■ Rows ■
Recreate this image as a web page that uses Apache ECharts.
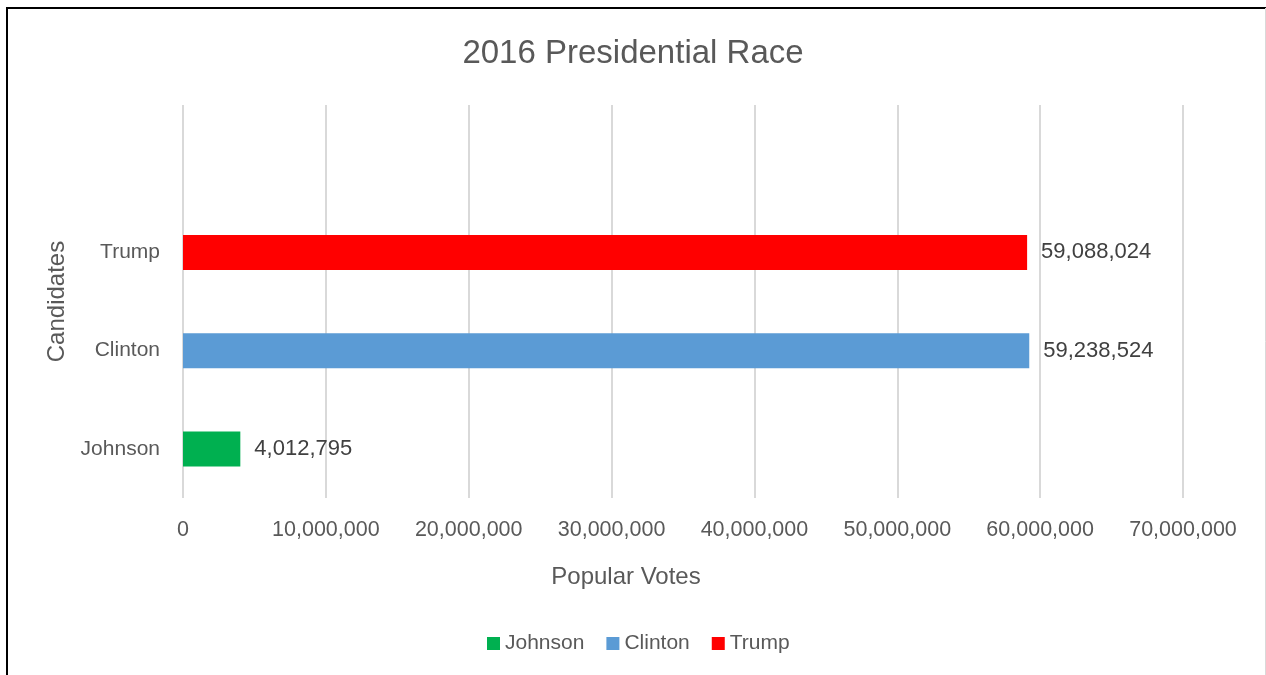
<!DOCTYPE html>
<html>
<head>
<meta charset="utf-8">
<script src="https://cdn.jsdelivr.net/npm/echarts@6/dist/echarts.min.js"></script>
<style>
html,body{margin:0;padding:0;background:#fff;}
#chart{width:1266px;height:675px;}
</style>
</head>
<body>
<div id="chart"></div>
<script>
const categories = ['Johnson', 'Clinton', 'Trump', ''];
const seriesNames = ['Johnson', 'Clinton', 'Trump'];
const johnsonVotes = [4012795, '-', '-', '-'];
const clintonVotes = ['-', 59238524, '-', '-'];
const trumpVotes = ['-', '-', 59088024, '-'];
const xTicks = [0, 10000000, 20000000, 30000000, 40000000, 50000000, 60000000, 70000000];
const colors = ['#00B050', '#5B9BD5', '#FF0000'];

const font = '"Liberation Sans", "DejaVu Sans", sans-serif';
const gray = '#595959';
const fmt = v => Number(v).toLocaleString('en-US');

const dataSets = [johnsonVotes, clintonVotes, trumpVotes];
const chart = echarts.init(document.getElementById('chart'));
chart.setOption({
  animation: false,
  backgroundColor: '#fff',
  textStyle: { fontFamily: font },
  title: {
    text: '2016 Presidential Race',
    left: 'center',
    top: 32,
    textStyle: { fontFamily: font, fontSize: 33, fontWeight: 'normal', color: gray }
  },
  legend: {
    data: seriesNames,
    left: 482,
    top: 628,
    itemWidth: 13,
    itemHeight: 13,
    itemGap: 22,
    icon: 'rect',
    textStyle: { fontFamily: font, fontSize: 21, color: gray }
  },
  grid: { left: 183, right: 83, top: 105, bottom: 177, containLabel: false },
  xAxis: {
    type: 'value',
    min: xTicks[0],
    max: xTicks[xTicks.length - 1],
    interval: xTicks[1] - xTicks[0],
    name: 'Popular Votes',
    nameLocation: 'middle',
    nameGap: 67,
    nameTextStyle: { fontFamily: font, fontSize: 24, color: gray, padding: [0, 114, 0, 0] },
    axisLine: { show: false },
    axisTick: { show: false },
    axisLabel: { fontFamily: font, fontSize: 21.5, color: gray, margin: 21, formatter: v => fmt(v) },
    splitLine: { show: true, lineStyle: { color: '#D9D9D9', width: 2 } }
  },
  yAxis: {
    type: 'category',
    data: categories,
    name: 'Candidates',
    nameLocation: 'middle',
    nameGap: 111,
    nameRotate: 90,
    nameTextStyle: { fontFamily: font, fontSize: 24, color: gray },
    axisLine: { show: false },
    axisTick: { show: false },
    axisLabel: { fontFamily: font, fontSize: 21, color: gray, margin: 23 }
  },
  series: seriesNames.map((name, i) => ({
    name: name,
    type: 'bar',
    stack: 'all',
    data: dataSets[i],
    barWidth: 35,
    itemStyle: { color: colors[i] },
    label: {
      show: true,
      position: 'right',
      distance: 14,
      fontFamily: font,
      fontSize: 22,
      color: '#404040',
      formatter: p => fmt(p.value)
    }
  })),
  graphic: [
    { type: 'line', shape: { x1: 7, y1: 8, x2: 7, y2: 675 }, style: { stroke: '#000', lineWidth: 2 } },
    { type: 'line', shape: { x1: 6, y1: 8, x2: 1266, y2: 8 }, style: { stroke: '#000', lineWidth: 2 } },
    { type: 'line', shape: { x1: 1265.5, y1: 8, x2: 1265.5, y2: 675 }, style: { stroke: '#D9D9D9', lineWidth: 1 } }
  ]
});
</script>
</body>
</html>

==

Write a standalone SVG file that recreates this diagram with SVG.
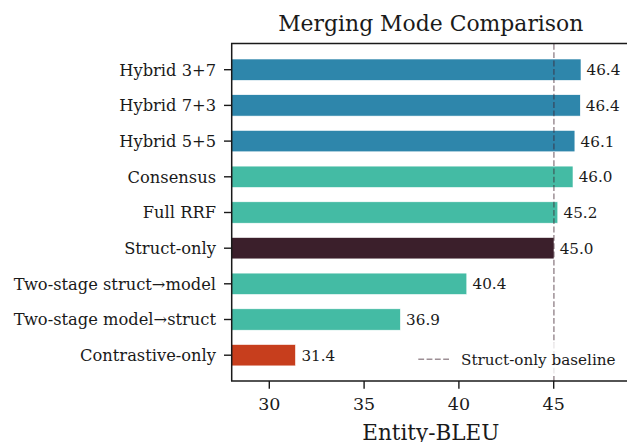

■ What is expected ■
Go through the entries above and copy every line containing "that".

■ Output for this exercise ■
Recreate this image as a web page that uses Apache ECharts.
Write a standalone SVG file that recreates this diagram with SVG.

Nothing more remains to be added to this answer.